All but one of those killed were members of the same family, according to a list of the victims’ names released by the church, which said a boy and a girl, ages 15 and 12 respectively, were among the dead. A total of 19 were wounded in the attack, according to the Coptic Orthodox Church.
The local Daesh affiliate, which spearheads militants fighting security forces in the Sinai Peninsula, claimed responsibility for the attack south of Cairo in a statement. It said the attack was revenge for the imprisonment by Egyptian authorities of “our chaste sisters” without elaborating.
The attack was likely to cast a dark shadow on one of President Abdul Fattah Al Sissi’s showpieces — the World Youth Forum — which opened yesterday in the Red Sea resort of Sharm Al Shaikh and hoped to draw thousands of local and foreign youth to discuss upcoming projects, with Egypt’s 63-year-old leader taking centre stage.
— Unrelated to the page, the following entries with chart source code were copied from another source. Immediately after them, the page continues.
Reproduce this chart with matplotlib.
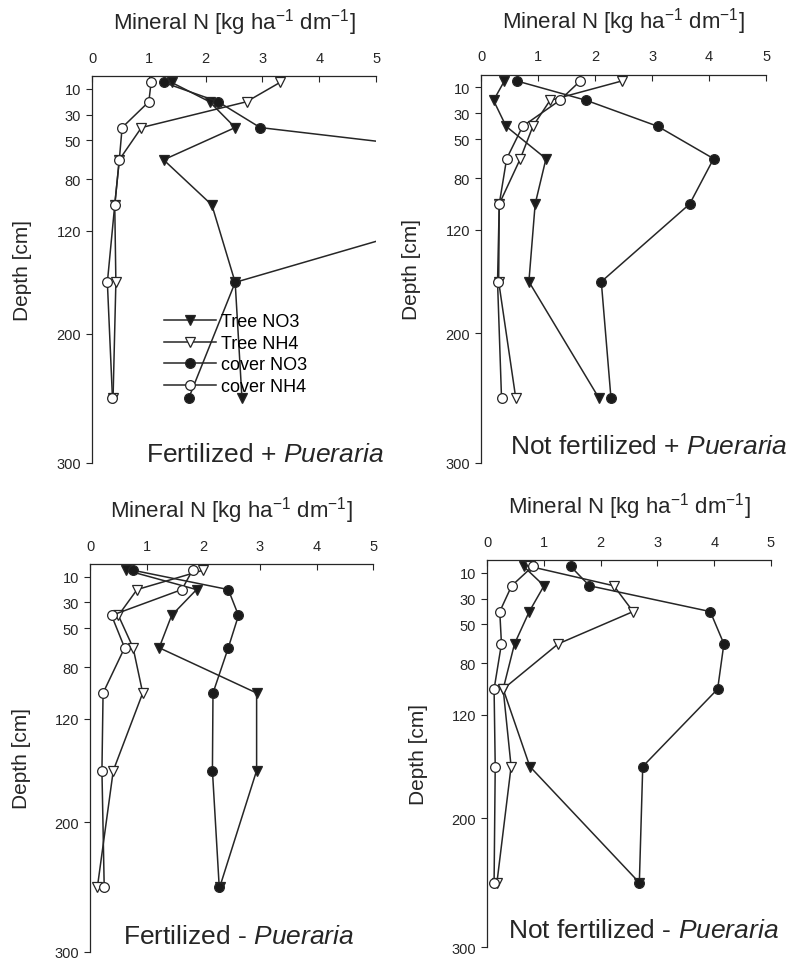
import matplotlib
matplotlib.use('Agg')
import matplotlib.pyplot as plt

plt.rcParams['font.family'] = ['Liberation Sans', 'DejaVu Sans']
plt.rcParams['mathtext.fontset'] = 'custom'
plt.rcParams['mathtext.rm'] = 'Liberation Sans'
plt.rcParams['mathtext.it'] = 'Liberation Sans:italic'

# soil layer mid-depths [cm]
depth = [5, 20, 40, 65, 100, 160, 250]
depth_ticks = [10, 30, 50, 80, 120, 200, 300]
x_ticks = [0, 1, 2, 3, 4, 5]

# Mineral N [kg ha-1 dm-1] per panel
# Fertilized + Pueraria
fp_tree_no3 = [1.40, 2.07, 2.52, 1.26, 2.11, 2.52, 2.64]
fp_tree_nh4 = [3.31, 2.72, 0.87, 0.48, 0.40, 0.42, 0.37]
fp_cover_no3 = [1.26, 2.22, 2.96, 7.8, 7.2, 2.52, 1.70]
fp_cover_nh4 = [1.04, 1.00, 0.53, 0.48, 0.40, 0.27, 0.36]

# Not fertilized + Pueraria
np_tree_no3 = [0.41, 0.22, 0.44, 1.14, 0.95, 0.84, 2.07]
np_tree_nh4 = [2.47, 1.21, 0.91, 0.69, 0.32, 0.31, 0.61]
np_cover_no3 = [0.63, 1.85, 3.10, 4.08, 3.66, 2.11, 2.28]
np_cover_nh4 = [1.74, 1.38, 0.73, 0.45, 0.32, 0.29, 0.36]

# Fertilized - Pueraria
fm_tree_no3 = [0.63, 1.88, 1.44, 1.22, 2.94, 2.94, 2.29]
fm_tree_nh4 = [2.00, 0.83, 0.50, 0.76, 0.93, 0.41, 0.13]
fm_cover_no3 = [0.75, 2.44, 2.62, 2.44, 2.17, 2.16, 2.28]
fm_cover_nh4 = [1.81, 1.62, 0.38, 0.61, 0.23, 0.21, 0.25]

# Not fertilized - Pueraria
nm_tree_no3 = [0.64, 1.00, 0.74, 0.48, 0.28, 0.75, 2.68]
nm_tree_nh4 = [0.75, 2.23, 2.57, 1.25, 0.28, 0.42, 0.17]
nm_cover_no3 = [1.47, 1.80, 3.93, 4.17, 4.06, 2.74, 2.68]
nm_cover_nh4 = [0.80, 0.43, 0.22, 0.25, 0.12, 0.14, 0.12]

series_labels = ['Tree NO3', 'Tree NH4', 'cover NO3', 'cover NH4']
markers = ['v', 'v', 'o', 'o']
faces = ['#1a1a1a', 'white', '#1a1a1a', 'white']

panels = [
    ([fp_tree_no3, fp_tree_nh4, fp_cover_no3, fp_cover_nh4], 'Fertilized + ', (3.05, 293)),
    ([np_tree_no3, np_tree_nh4, np_cover_no3, np_cover_nh4], 'Not fertilized + ', (2.94, 287)),
    ([fm_tree_no3, fm_tree_nh4, fm_cover_no3, fm_cover_nh4], 'Fertilized - ', (2.63, 288)),
    ([nm_tree_no3, nm_tree_nh4, nm_cover_no3, nm_cover_nh4], 'Not fertilized - ', (2.76, 287)),
]

# axes boxes in figure fractions (left, bottom, width, height)
boxes = [
    (0.1159, 0.5177, 0.3577, 0.4023),
    (0.6058, 0.5177, 0.3590, 0.4038),
    (0.1134, 0.0097, 0.3568, 0.4033),
    (0.6137, 0.0143, 0.3573, 0.4026),
]

ink = '#262626'
fig = plt.figure(figsize=(7.94, 9.62), dpi=100)

for i, (data, name, pos) in enumerate(panels):
    ax = fig.add_axes(boxes[i])
    for vals, lab, mk, fc in zip(data, series_labels, markers, faces):
        ax.plot(vals, depth, color=ink, lw=1.1, marker=mk, ms=7.5 if mk == 'v' else 7,
                mfc=fc, mec=ink, mew=0.9, label=lab)

    ax.set_xlim(0, 5)
    ax.set_ylim(300, 0)
    ax.set_xticks(x_ticks)
    ax.set_yticks(depth_ticks)
    ax.xaxis.tick_top()
    ax.xaxis.set_label_position('top')
    ax.spines['right'].set_visible(False)
    ax.spines['bottom'].set_visible(False)
    for s in ['left', 'top']:
        ax.spines[s].set_color(ink)
        ax.spines[s].set_linewidth(0.9)
    ax.tick_params(axis='x', direction='in', length=4, labelsize=10.5, colors=ink, pad=8)
    ax.tick_params(axis='y', direction='out', length=4, labelsize=10.5, colors=ink, pad=4)

    ax.set_xlabel('Mineral N [kg ha$^{-1}$ dm$^{-1}$]', fontsize=16, color=ink, labelpad=16)
    ax.set_ylabel('Depth [cm]', fontsize=15, color=ink)
    ax.yaxis.set_label_coords(-0.21, 0.5)

    ax.text(pos[0], pos[1], name + r'$\mathit{Pueraria}$', fontsize=19, color=ink,
            ha='center', va='center', clip_on=False)

    if i == 0:
        ax.legend(loc='upper left', bbox_to_anchor=(0.22, 0.41), frameon=False,
                  fontsize=13, handlelength=2.9, handletextpad=0.3,
                  labelspacing=0.25, borderpad=0)

fig.savefig('out.png', dpi=100)
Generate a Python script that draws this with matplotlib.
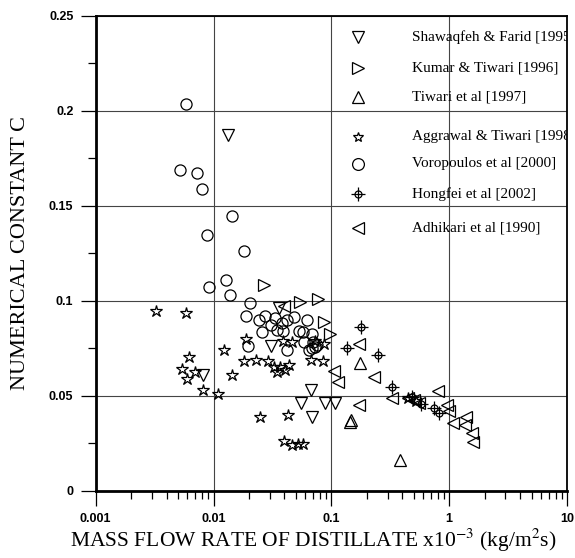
import numpy as np
import matplotlib.pyplot as plt
from matplotlib.ticker import MultipleLocator, LogLocator, NullFormatter

plt.rcParams['font.family'] = ['Liberation Serif', 'DejaVu Serif']
plt.rcParams['mathtext.fontset'] = 'stix'

# data
shaw_x = [0.0133, 0.0082, 0.031, 0.036, 0.0675, 0.0557, 0.068, 0.089, 0.107]
shaw_y = [0.187, 0.061, 0.076, 0.096, 0.053, 0.046, 0.039, 0.046, 0.046]

kumar_x = [0.0266, 0.054, 0.077, 0.086, 0.097]
kumar_y = [0.108, 0.0995, 0.101, 0.089, 0.0825]

tiwari_x = [0.145, 0.148, 0.174, 0.381]
tiwari_y = [0.036, 0.037, 0.067, 0.016]

aggr_x = [0.00325, 0.0058, 0.0062, 0.0054, 0.0070, 0.006, 0.0082, 0.011, 0.0123,
          0.0143, 0.018, 0.0189, 0.023, 0.0246, 0.0292, 0.0325, 0.0345, 0.0366,
          0.0403, 0.0435, 0.039, 0.0468, 0.0675, 0.085, 0.086, 0.072, 0.0425,
          0.0397, 0.046, 0.052, 0.058, 0.45, 0.52]
aggr_y = [0.0947, 0.0934, 0.0705, 0.064, 0.0626, 0.0586, 0.053, 0.0507, 0.074,
          0.061, 0.068, 0.080, 0.0688, 0.0386, 0.068, 0.065, 0.0626, 0.065,
          0.0635, 0.066, 0.079, 0.078, 0.069, 0.068, 0.077, 0.079, 0.040,
          0.0263, 0.024, 0.0246, 0.0246, 0.049, 0.047]

voro_x = [0.0058, 0.0052, 0.0072, 0.008, 0.0144, 0.0088, 0.018, 0.0091, 0.0127,
          0.0137, 0.0206, 0.019, 0.0195, 0.0243, 0.0273, 0.0256, 0.0305, 0.0332,
          0.0349, 0.038, 0.042, 0.048, 0.042, 0.039, 0.053, 0.057, 0.062, 0.059,
          0.064, 0.068, 0.070, 0.072, 0.069, 0.075]
voro_y = [0.2034, 0.169, 0.167, 0.159, 0.1447, 0.1344, 0.126, 0.107, 0.111,
          0.103, 0.099, 0.092, 0.076, 0.0898, 0.092, 0.0837, 0.0872, 0.0907,
          0.0846, 0.088, 0.0898, 0.0916, 0.074, 0.084, 0.084, 0.0837, 0.090, 0.078,
          0.074, 0.0825, 0.078, 0.0758, 0.075, 0.0767]

hong_x = [0.18, 0.135, 0.249, 0.324, 0.48, 0.58, 0.75, 0.82]
hong_y = [0.086, 0.0753, 0.0714, 0.0544, 0.0495, 0.0456, 0.0434, 0.0407]

adhi_x = [0.04, 0.172, 0.105, 0.115, 0.172, 0.23, 0.324, 0.45, 0.5, 0.55,
          0.81, 0.95, 1.0, 1.08, 1.38, 1.37, 1.55, 1.6]
adhi_y = [0.097, 0.0774, 0.0632, 0.0574, 0.0451, 0.0597, 0.0486, 0.049, 0.048, 0.046,
          0.0525, 0.0453, 0.042, 0.0356, 0.039, 0.0346, 0.0305, 0.0255]

labels = ['Shawaqfeh & Farid [1995]', 'Kumar & Tiwari [1996]', 'Tiwari et al [1997]',
          'Aggrawal & Tiwari [1998]', 'Voropoulos et al [2000]', 'Hongfei et al [2002]',
          'Adhikari et al [1990]']

xticks = [0.001, 0.01, 0.1, 1, 10]
xtick_labels = ['0.001', '0.01', '0.1', '1', '10']
yticks = [0, 0.05, 0.1, 0.15, 0.2, 0.25]
ytick_labels = ['0', '0.05', '0.1', '0.15', '0.2', '0.25']

fig = plt.figure(figsize=(5.75, 5.58), dpi=100)
ax = fig.add_axes([0.1664, 0.1206, 0.8197, 0.8513])

st = dict(ls='none', mfc='none', mec='black', mew=0.9)
ax.plot(shaw_x, shaw_y, marker='v', ms=8, **st)
ax.plot(kumar_x, kumar_y, marker='>', ms=8, **st)
ax.plot(tiwari_x, tiwari_y, marker='^', ms=8, **st)
ax.plot(aggr_x, aggr_y, marker='*', ms=9, **st)
ax.plot(voro_x, voro_y, marker='o', ms=8, **st)
ax.plot(hong_x, hong_y, marker='o', ms=5, **st)
ax.plot(hong_x, hong_y, marker='+', ms=10, **st)
ax.plot(adhi_x, adhi_y, marker='<', ms=8, **st)

ax.set_xscale('log')
ax.set_xlim(0.001, 10)
ax.set_ylim(0, 0.25)
ax.set_xticks(xticks)
ax.set_xticklabels(xtick_labels)
ax.set_yticks(yticks)
ax.set_yticklabels(ytick_labels)
ax.xaxis.set_minor_locator(LogLocator(base=10, subs=np.arange(2, 10)))
ax.xaxis.set_minor_formatter(NullFormatter())
ax.yaxis.set_minor_locator(MultipleLocator(0.025))
ax.tick_params(which='major', direction='out', length=11, width=0.9, pad=5)
ax.tick_params(which='minor', direction='out', length=6, width=0.9)
for lab in ax.get_xticklabels() + ax.get_yticklabels():
    lab.set_family('Liberation Sans')
    lab.set_fontweight('bold')
    lab.set_fontsize(9)

ax.grid(True, which='major', color='#444444', lw=0.8)
ax.spines['left'].set_linewidth(2)
ax.spines['bottom'].set_linewidth(2)
ax.spines['top'].set_linewidth(1.3)
ax.spines['right'].set_linewidth(1.3)

# legend drawn by hand inside the axes
leg_y = [0.955, 0.890, 0.829, 0.745, 0.688, 0.625, 0.553]
leg_m = ['v', '>', '^', '*', 'o', 'o', '<']
leg_ms = [8.5, 8.5, 8.5, 7.5, 8.5, 5, 8.5]
for yy, m, ms, lab in zip(leg_y, leg_m, leg_ms, labels):
    ax.plot([0.557], [yy], transform=ax.transAxes, marker=m, ms=ms, clip_on=False, **st)
    ax.text(0.671, yy, lab, transform=ax.transAxes, fontsize=11,
            va='center', ha='left', clip_on=True)
ax.plot([0.557], [leg_y[5]], transform=ax.transAxes, marker='+', ms=10, clip_on=False, **st)

fig.text(21 / 575, 1 - 253 / 558, 'NUMERICAL CONSTANT C', rotation=90,
         ha='center', va='center', fontsize=16)
fig.text(313 / 575, 1 - 540 / 558,
         r'MASS FLOW RATE OF DISTILLATE x10$^{-3}$ (kg/m$^{2}$s)',
         ha='center', va='center', fontsize=15.5)

fig.savefig('out.png', dpi=100)
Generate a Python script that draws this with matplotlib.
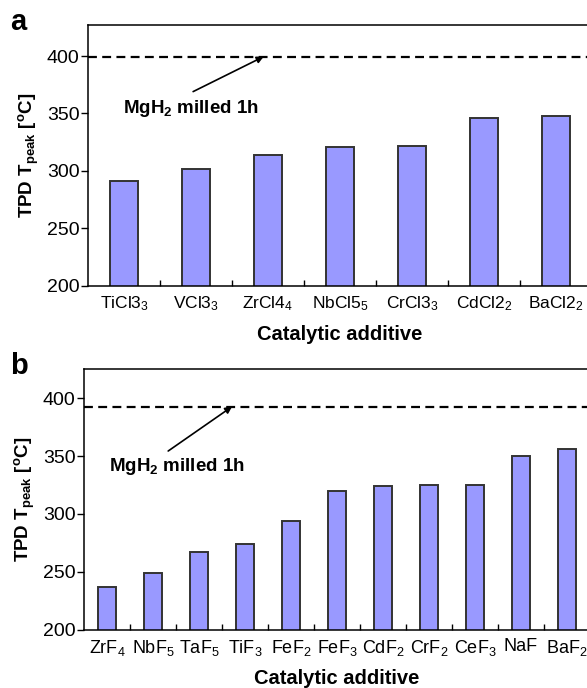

Al Sissi, who has made the economy and security his top priorities since taking office in 2014, wrote on his Twitter account that Friday’s attack was designed to harm the “nation’s solid fabric” and pledged to continue fighting terrorism. He later offered his condolences when he spoke by telephone with Pope Tawadros II, spiritual leader of Egypt’s Orthodox Christians and a close Al Sissi ally.
Tawadros said in a video clip that the latest attack would only make the Christians stronger.